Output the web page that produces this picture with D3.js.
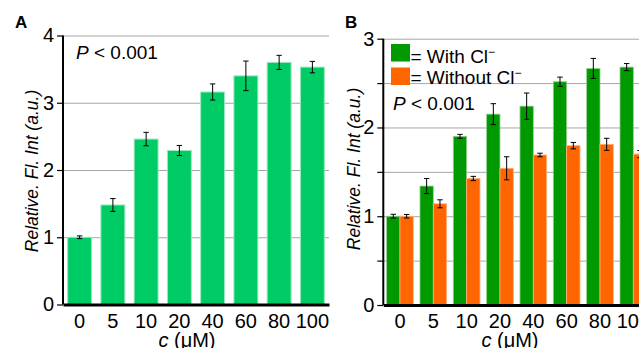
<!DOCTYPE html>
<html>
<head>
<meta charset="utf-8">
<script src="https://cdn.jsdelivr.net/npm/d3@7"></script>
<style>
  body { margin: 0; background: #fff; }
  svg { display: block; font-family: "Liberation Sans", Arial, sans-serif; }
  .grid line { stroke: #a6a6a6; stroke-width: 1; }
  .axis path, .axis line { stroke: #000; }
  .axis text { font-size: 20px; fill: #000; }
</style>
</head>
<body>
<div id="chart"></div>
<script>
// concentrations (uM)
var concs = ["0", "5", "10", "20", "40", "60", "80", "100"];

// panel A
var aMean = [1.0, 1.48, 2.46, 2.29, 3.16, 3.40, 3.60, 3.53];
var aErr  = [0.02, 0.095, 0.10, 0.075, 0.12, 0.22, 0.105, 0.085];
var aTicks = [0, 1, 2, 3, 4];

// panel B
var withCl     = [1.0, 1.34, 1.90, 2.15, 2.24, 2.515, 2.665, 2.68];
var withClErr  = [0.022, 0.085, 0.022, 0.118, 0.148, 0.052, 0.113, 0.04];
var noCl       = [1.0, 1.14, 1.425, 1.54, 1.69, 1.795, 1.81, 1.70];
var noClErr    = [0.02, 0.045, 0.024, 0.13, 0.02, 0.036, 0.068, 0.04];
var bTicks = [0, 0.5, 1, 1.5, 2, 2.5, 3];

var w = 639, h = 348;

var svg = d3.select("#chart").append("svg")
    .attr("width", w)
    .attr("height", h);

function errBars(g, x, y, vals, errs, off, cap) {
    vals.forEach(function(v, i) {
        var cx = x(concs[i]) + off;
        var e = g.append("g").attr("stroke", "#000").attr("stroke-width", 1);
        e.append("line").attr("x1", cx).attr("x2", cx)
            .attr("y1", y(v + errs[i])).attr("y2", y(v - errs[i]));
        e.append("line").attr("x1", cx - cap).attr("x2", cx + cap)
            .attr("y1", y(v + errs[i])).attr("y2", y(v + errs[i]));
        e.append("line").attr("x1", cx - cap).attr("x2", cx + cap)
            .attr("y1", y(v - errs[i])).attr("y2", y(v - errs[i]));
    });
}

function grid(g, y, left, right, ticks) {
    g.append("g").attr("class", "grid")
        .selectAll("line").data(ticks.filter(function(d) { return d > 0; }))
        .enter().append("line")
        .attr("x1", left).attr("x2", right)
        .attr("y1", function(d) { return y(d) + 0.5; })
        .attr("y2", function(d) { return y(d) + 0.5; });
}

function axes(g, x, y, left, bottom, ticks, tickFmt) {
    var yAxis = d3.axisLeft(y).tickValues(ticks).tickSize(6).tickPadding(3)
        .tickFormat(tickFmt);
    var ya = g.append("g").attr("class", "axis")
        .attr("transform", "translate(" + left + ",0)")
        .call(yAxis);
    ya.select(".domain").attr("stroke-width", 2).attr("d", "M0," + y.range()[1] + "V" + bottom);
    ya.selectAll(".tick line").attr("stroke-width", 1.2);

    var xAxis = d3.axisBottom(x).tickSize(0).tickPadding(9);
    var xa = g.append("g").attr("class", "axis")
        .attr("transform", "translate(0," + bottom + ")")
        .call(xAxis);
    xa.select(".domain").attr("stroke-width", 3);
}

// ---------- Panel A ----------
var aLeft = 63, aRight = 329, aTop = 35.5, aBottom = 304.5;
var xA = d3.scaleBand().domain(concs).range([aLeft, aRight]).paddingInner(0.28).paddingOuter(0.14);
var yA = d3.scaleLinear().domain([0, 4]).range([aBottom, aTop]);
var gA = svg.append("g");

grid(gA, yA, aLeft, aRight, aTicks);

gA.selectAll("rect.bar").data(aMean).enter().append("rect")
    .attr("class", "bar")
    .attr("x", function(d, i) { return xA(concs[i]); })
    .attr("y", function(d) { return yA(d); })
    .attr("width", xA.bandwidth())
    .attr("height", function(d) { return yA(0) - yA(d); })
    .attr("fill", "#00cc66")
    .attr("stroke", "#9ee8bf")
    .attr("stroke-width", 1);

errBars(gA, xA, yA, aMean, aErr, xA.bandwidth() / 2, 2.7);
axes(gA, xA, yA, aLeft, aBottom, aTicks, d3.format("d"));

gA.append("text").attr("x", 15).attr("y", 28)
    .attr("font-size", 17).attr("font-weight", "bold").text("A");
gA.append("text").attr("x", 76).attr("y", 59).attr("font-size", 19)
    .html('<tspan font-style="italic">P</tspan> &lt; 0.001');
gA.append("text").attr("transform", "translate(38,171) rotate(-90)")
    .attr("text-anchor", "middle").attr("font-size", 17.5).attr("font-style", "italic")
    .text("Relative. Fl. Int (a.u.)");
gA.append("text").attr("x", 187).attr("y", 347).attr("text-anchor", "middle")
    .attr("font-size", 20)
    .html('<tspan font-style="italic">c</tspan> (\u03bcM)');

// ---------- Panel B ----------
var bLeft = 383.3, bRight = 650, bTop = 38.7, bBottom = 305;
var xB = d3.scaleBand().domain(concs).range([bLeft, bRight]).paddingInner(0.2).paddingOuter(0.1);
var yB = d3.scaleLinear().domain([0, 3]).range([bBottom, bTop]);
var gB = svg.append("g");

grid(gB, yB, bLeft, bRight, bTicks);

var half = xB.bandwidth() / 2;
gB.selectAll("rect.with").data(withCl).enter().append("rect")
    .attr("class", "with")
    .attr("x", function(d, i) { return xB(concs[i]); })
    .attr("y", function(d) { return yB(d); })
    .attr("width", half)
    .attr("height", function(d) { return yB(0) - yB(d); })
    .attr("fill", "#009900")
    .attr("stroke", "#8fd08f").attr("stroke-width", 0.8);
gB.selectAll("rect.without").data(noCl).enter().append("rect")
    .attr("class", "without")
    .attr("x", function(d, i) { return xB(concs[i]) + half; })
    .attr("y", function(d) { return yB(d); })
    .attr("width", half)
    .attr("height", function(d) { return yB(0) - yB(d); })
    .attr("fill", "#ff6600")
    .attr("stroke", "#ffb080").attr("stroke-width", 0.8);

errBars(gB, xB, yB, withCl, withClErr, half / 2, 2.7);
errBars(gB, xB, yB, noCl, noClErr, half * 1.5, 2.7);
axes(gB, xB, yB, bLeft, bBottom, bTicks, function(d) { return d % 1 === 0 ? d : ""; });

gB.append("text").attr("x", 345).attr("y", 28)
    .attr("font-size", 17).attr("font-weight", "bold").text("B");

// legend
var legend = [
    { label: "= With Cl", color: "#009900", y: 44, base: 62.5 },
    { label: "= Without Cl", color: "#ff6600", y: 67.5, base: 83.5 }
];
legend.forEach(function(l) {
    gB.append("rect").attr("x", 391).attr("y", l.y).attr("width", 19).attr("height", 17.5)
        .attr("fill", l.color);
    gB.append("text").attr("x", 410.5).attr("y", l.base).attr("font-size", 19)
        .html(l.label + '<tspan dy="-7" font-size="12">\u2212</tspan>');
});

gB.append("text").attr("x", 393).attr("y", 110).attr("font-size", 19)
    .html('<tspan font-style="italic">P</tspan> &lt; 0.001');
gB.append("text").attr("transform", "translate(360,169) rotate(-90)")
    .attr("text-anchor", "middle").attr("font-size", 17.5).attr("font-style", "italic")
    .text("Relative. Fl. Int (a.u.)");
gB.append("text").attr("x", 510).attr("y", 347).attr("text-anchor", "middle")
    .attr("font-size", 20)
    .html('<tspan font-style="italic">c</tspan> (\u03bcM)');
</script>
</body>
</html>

Short exercise
What is needed is an exact reproduction of the data, pictures excluded.

Output below
Output the web page that produces this picture with D3.js.
<!DOCTYPE html>
<html>
<head>
<meta charset="utf-8">
<script src="https://cdn.jsdelivr.net/npm/d3@7"></script>
<style>
  body { margin: 0; background: #fff; }
  svg { display: block; font-family: "Liberation Sans", Arial, sans-serif; }
  .grid line { stroke: #a6a6a6; stroke-width: 1; }
  .axis path, .axis line { stroke: #000; }
  .axis text { font-size: 20px; fill: #000; }
</style>
</head>
<body>
<div id="chart"></div>
<script>
// concentrations (uM)
var concs = ["0", "5", "10", "20", "40", "60", "80", "100"];

// panel A
var aMean = [1.0, 1.48, 2.46, 2.29, 3.16, 3.40, 3.60, 3.53];
var aErr  = [0.02, 0.095, 0.10, 0.075, 0.12, 0.22, 0.105, 0.085];
var aTicks = [0, 1, 2, 3, 4];

// panel B
var withCl     = [1.0, 1.34, 1.90, 2.15, 2.24, 2.515, 2.665, 2.68];
var withClErr  = [0.022, 0.085, 0.022, 0.118, 0.148, 0.052, 0.113, 0.04];
var noCl       = [1.0, 1.14, 1.425, 1.54, 1.69, 1.795, 1.81, 1.70];
var noClErr    = [0.02, 0.045, 0.024, 0.13, 0.02, 0.036, 0.068, 0.04];
var bTicks = [0, 0.5, 1, 1.5, 2, 2.5, 3];

var w = 639, h = 348;

var svg = d3.select("#chart").append("svg")
    .attr("width", w)
    .attr("height", h);

function errBars(g, x, y, vals, errs, off, cap) {
    vals.forEach(function(v, i) {
        var cx = x(concs[i]) + off;
        var e = g.append("g").attr("stroke", "#000").attr("stroke-width", 1);
        e.append("line").attr("x1", cx).attr("x2", cx)
            .attr("y1", y(v + errs[i])).attr("y2", y(v - errs[i]));
        e.append("line").attr("x1", cx - cap).attr("x2", cx + cap)
            .attr("y1", y(v + errs[i])).attr("y2", y(v + errs[i]));
        e.append("line").attr("x1", cx - cap).attr("x2", cx + cap)
            .attr("y1", y(v - errs[i])).attr("y2", y(v - errs[i]));
    });
}

function grid(g, y, left, right, ticks) {
    g.append("g").attr("class", "grid")
        .selectAll("line").data(ticks.filter(function(d) { return d > 0; }))
        .enter().append("line")
        .attr("x1", left).attr("x2", right)
        .attr("y1", function(d) { return y(d) + 0.5; })
        .attr("y2", function(d) { return y(d) + 0.5; });
}

function axes(g, x, y, left, bottom, ticks, tickFmt) {
    var yAxis = d3.axisLeft(y).tickValues(ticks).tickSize(6).tickPadding(3)
        .tickFormat(tickFmt);
    var ya = g.append("g").attr("class", "axis")
        .attr("transform", "translate(" + left + ",0)")
        .call(yAxis);
    ya.select(".domain").attr("stroke-width", 2).attr("d", "M0," + y.range()[1] + "V" + bottom);
    ya.selectAll(".tick line").attr("stroke-width", 1.2);

    var xAxis = d3.axisBottom(x).tickSize(0).tickPadding(9);
    var xa = g.append("g").attr("class", "axis")
        .attr("transform", "translate(0," + bottom + ")")
        .call(xAxis);
    xa.select(".domain").attr("stroke-width", 3);
}

// ---------- Panel A ----------
var aLeft = 63, aRight = 329, aTop = 35.5, aBottom = 304.5;
var xA = d3.scaleBand().domain(concs).range([aLeft, aRight]).paddingInner(0.28).paddingOuter(0.14);
var yA = d3.scaleLinear().domain([0, 4]).range([aBottom, aTop]);
var gA = svg.append("g");

grid(gA, yA, aLeft, aRight, aTicks);

gA.selectAll("rect.bar").data(aMean).enter().append("rect")
    .attr("class", "bar")
    .attr("x", function(d, i) { return xA(concs[i]); })
    .attr("y", function(d) { return yA(d); })
    .attr("width", xA.bandwidth())
    .attr("height", function(d) { return yA(0) - yA(d); })
    .attr("fill", "#00cc66")
    .attr("stroke", "#9ee8bf")
    .attr("stroke-width", 1);

errBars(gA, xA, yA, aMean, aErr, xA.bandwidth() / 2, 2.7);
axes(gA, xA, yA, aLeft, aBottom, aTicks, d3.format("d"));

gA.append("text").attr("x", 15).attr("y", 28)
    .attr("font-size", 17).attr("font-weight", "bold").text("A");
gA.append("text").attr("x", 76).attr("y", 59).attr("font-size", 19)
    .html('<tspan font-style="italic">P</tspan> &lt; 0.001');
gA.append("text").attr("transform", "translate(38,171) rotate(-90)")
    .attr("text-anchor", "middle").attr("font-size", 17.5).attr("font-style", "italic")
    .text("Relative. Fl. Int (a.u.)");
gA.append("text").attr("x", 187).attr("y", 347).attr("text-anchor", "middle")
    .attr("font-size", 20)
    .html('<tspan font-style="italic">c</tspan> (\u03bcM)');

// ---------- Panel B ----------
var bLeft = 383.3, bRight = 650, bTop = 38.7, bBottom = 305;
var xB = d3.scaleBand().domain(concs).range([bLeft, bRight]).paddingInner(0.2).paddingOuter(0.1);
var yB = d3.scaleLinear().domain([0, 3]).range([bBottom, bTop]);
var gB = svg.append("g");

grid(gB, yB, bLeft, bRight, bTicks);

var half = xB.bandwidth() / 2;
gB.selectAll("rect.with").data(withCl).enter().append("rect")
    .attr("class", "with")
    .attr("x", function(d, i) { return xB(concs[i]); })
    .attr("y", function(d) { return yB(d); })
    .attr("width", half)
    .attr("height", function(d) { return yB(0) - yB(d); })
    .attr("fill", "#009900")
    .attr("stroke", "#8fd08f").attr("stroke-width", 0.8);
gB.selectAll("rect.without").data(noCl).enter().append("rect")
    .attr("class", "without")
    .attr("x", function(d, i) { return xB(concs[i]) + half; })
    .attr("y", function(d) { return yB(d); })
    .attr("width", half)
    .attr("height", function(d) { return yB(0) - yB(d); })
    .attr("fill", "#ff6600")
    .attr("stroke", "#ffb080").attr("stroke-width", 0.8);

errBars(gB, xB, yB, withCl, withClErr, half / 2, 2.7);
errBars(gB, xB, yB, noCl, noClErr, half * 1.5, 2.7);
axes(gB, xB, yB, bLeft, bBottom, bTicks, function(d) { return d % 1 === 0 ? d : ""; });

gB.append("text").attr("x", 345).attr("y", 28)
    .attr("font-size", 17).attr("font-weight", "bold").text("B");

// legend
var legend = [
    { label: "= With Cl", color: "#009900", y: 44, base: 62.5 },
    { label: "= Without Cl", color: "#ff6600", y: 67.5, base: 83.5 }
];
legend.forEach(function(l) {
    gB.append("rect").attr("x", 391).attr("y", l.y).attr("width", 19).attr("height", 17.5)
        .attr("fill", l.color);
    gB.append("text").attr("x", 410.5).attr("y", l.base).attr("font-size", 19)
        .html(l.label + '<tspan dy="-7" font-size="12">\u2212</tspan>');
});

gB.append("text").attr("x", 393).attr("y", 110).attr("font-size", 19)
    .html('<tspan font-style="italic">P</tspan> &lt; 0.001');
gB.append("text").attr("transform", "translate(360,169) rotate(-90)")
    .attr("text-anchor", "middle").attr("font-size", 17.5).attr("font-style", "italic")
    .text("Relative. Fl. Int (a.u.)");
gB.append("text").attr("x", 510).attr("y", 347).attr("text-anchor", "middle")
    .attr("font-size", 20)
    .html('<tspan font-style="italic">c</tspan> (\u03bcM)');
</script>
</body>
</html>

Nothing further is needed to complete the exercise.